CHALLENGE. In your copy, include every line of the listing below exactly but none of the pictures.
start SUPPLIED DATA
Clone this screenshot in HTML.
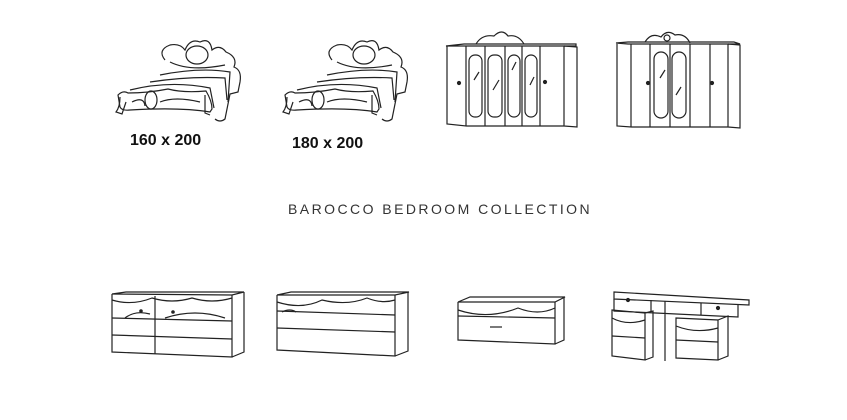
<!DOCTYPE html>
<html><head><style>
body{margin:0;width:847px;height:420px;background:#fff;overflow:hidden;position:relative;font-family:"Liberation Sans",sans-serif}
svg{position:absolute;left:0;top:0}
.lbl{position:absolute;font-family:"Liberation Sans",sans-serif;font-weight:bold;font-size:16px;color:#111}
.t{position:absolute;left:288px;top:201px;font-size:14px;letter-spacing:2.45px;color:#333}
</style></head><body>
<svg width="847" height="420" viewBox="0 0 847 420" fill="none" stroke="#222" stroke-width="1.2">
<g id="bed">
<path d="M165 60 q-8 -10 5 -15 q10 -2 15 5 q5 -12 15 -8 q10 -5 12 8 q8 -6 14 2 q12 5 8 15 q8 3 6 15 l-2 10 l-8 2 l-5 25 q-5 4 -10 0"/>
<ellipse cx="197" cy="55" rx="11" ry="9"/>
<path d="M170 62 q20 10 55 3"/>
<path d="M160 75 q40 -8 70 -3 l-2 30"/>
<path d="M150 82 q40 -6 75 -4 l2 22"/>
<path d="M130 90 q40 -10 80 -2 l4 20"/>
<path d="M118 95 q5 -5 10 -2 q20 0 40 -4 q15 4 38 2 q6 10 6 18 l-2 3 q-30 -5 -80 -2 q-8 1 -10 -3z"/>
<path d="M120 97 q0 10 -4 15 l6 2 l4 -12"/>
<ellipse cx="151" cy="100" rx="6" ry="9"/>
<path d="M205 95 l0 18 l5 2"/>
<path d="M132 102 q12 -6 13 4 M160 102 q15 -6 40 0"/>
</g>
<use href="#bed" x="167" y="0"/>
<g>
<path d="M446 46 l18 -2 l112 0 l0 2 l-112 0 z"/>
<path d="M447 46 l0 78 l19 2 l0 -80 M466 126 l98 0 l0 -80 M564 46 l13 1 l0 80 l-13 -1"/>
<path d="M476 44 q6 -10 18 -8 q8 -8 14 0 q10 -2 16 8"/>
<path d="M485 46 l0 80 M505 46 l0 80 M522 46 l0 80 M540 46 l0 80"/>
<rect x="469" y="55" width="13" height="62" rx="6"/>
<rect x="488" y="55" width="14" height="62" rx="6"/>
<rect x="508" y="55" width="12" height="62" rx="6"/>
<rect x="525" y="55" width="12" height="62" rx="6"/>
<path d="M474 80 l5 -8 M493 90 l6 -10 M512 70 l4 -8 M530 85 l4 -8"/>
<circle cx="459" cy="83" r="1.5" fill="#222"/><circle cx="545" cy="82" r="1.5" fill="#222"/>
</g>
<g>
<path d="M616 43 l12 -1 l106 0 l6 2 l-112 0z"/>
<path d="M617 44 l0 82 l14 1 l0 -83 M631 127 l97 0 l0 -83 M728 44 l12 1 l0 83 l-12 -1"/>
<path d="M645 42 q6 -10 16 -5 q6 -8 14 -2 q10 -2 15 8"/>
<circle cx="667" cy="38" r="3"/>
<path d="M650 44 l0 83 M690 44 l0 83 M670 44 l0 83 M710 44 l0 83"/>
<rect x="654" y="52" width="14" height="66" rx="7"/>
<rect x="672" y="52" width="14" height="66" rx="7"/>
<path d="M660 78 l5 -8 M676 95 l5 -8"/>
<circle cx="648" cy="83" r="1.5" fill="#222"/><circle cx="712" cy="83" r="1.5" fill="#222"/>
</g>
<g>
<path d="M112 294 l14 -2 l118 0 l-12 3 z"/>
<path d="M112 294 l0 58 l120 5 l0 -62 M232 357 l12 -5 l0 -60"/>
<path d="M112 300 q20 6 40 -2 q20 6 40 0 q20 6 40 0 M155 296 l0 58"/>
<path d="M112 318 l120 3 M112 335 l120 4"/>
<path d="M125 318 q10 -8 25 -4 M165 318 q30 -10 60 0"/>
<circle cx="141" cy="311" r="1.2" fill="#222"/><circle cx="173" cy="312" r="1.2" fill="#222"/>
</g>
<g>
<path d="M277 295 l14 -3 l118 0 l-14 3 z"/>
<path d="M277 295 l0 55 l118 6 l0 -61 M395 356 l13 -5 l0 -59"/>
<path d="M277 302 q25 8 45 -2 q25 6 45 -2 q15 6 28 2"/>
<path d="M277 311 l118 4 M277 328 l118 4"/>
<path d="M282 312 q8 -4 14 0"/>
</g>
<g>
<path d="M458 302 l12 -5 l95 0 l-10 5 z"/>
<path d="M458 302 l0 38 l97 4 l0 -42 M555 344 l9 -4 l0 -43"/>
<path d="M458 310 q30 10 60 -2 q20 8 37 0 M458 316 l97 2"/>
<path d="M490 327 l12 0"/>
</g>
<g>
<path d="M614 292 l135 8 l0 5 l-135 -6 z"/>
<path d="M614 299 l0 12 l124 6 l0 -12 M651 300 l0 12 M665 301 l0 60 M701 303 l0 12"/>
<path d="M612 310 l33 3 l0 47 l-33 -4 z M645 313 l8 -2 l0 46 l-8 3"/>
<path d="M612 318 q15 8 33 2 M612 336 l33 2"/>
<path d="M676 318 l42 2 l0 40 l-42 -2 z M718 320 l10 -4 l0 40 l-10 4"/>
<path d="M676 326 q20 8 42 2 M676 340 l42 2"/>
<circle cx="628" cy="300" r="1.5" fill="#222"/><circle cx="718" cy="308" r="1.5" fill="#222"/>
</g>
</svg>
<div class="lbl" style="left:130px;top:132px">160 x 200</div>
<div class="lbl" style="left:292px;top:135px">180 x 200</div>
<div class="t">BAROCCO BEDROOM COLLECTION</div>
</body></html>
end SUPPLIED DATA
FINAL RESULT.
Clone this screenshot in HTML.
<!DOCTYPE html>
<html><head><style>
body{margin:0;width:847px;height:420px;background:#fff;overflow:hidden;position:relative;font-family:"Liberation Sans",sans-serif}
svg{position:absolute;left:0;top:0}
.lbl{position:absolute;font-family:"Liberation Sans",sans-serif;font-weight:bold;font-size:16px;color:#111}
.t{position:absolute;left:288px;top:201px;font-size:14px;letter-spacing:2.45px;color:#333}
</style></head><body>
<svg width="847" height="420" viewBox="0 0 847 420" fill="none" stroke="#222" stroke-width="1.2">
<g id="bed">
<path d="M165 60 q-8 -10 5 -15 q10 -2 15 5 q5 -12 15 -8 q10 -5 12 8 q8 -6 14 2 q12 5 8 15 q8 3 6 15 l-2 10 l-8 2 l-5 25 q-5 4 -10 0"/>
<ellipse cx="197" cy="55" rx="11" ry="9"/>
<path d="M170 62 q20 10 55 3"/>
<path d="M160 75 q40 -8 70 -3 l-2 30"/>
<path d="M150 82 q40 -6 75 -4 l2 22"/>
<path d="M130 90 q40 -10 80 -2 l4 20"/>
<path d="M118 95 q5 -5 10 -2 q20 0 40 -4 q15 4 38 2 q6 10 6 18 l-2 3 q-30 -5 -80 -2 q-8 1 -10 -3z"/>
<path d="M120 97 q0 10 -4 15 l6 2 l4 -12"/>
<ellipse cx="151" cy="100" rx="6" ry="9"/>
<path d="M205 95 l0 18 l5 2"/>
<path d="M132 102 q12 -6 13 4 M160 102 q15 -6 40 0"/>
</g>
<use href="#bed" x="167" y="0"/>
<g>
<path d="M446 46 l18 -2 l112 0 l0 2 l-112 0 z"/>
<path d="M447 46 l0 78 l19 2 l0 -80 M466 126 l98 0 l0 -80 M564 46 l13 1 l0 80 l-13 -1"/>
<path d="M476 44 q6 -10 18 -8 q8 -8 14 0 q10 -2 16 8"/>
<path d="M485 46 l0 80 M505 46 l0 80 M522 46 l0 80 M540 46 l0 80"/>
<rect x="469" y="55" width="13" height="62" rx="6"/>
<rect x="488" y="55" width="14" height="62" rx="6"/>
<rect x="508" y="55" width="12" height="62" rx="6"/>
<rect x="525" y="55" width="12" height="62" rx="6"/>
<path d="M474 80 l5 -8 M493 90 l6 -10 M512 70 l4 -8 M530 85 l4 -8"/>
<circle cx="459" cy="83" r="1.5" fill="#222"/><circle cx="545" cy="82" r="1.5" fill="#222"/>
</g>
<g>
<path d="M616 43 l12 -1 l106 0 l6 2 l-112 0z"/>
<path d="M617 44 l0 82 l14 1 l0 -83 M631 127 l97 0 l0 -83 M728 44 l12 1 l0 83 l-12 -1"/>
<path d="M645 42 q6 -10 16 -5 q6 -8 14 -2 q10 -2 15 8"/>
<circle cx="667" cy="38" r="3"/>
<path d="M650 44 l0 83 M690 44 l0 83 M670 44 l0 83 M710 44 l0 83"/>
<rect x="654" y="52" width="14" height="66" rx="7"/>
<rect x="672" y="52" width="14" height="66" rx="7"/>
<path d="M660 78 l5 -8 M676 95 l5 -8"/>
<circle cx="648" cy="83" r="1.5" fill="#222"/><circle cx="712" cy="83" r="1.5" fill="#222"/>
</g>
<g>
<path d="M112 294 l14 -2 l118 0 l-12 3 z"/>
<path d="M112 294 l0 58 l120 5 l0 -62 M232 357 l12 -5 l0 -60"/>
<path d="M112 300 q20 6 40 -2 q20 6 40 0 q20 6 40 0 M155 296 l0 58"/>
<path d="M112 318 l120 3 M112 335 l120 4"/>
<path d="M125 318 q10 -8 25 -4 M165 318 q30 -10 60 0"/>
<circle cx="141" cy="311" r="1.2" fill="#222"/><circle cx="173" cy="312" r="1.2" fill="#222"/>
</g>
<g>
<path d="M277 295 l14 -3 l118 0 l-14 3 z"/>
<path d="M277 295 l0 55 l118 6 l0 -61 M395 356 l13 -5 l0 -59"/>
<path d="M277 302 q25 8 45 -2 q25 6 45 -2 q15 6 28 2"/>
<path d="M277 311 l118 4 M277 328 l118 4"/>
<path d="M282 312 q8 -4 14 0"/>
</g>
<g>
<path d="M458 302 l12 -5 l95 0 l-10 5 z"/>
<path d="M458 302 l0 38 l97 4 l0 -42 M555 344 l9 -4 l0 -43"/>
<path d="M458 310 q30 10 60 -2 q20 8 37 0 M458 316 l97 2"/>
<path d="M490 327 l12 0"/>
</g>
<g>
<path d="M614 292 l135 8 l0 5 l-135 -6 z"/>
<path d="M614 299 l0 12 l124 6 l0 -12 M651 300 l0 12 M665 301 l0 60 M701 303 l0 12"/>
<path d="M612 310 l33 3 l0 47 l-33 -4 z M645 313 l8 -2 l0 46 l-8 3"/>
<path d="M612 318 q15 8 33 2 M612 336 l33 2"/>
<path d="M676 318 l42 2 l0 40 l-42 -2 z M718 320 l10 -4 l0 40 l-10 4"/>
<path d="M676 326 q20 8 42 2 M676 340 l42 2"/>
<circle cx="628" cy="300" r="1.5" fill="#222"/><circle cx="718" cy="308" r="1.5" fill="#222"/>
</g>
</svg>
<div class="lbl" style="left:130px;top:132px">160 x 200</div>
<div class="lbl" style="left:292px;top:135px">180 x 200</div>
<div class="t">BAROCCO BEDROOM COLLECTION</div>
</body></html>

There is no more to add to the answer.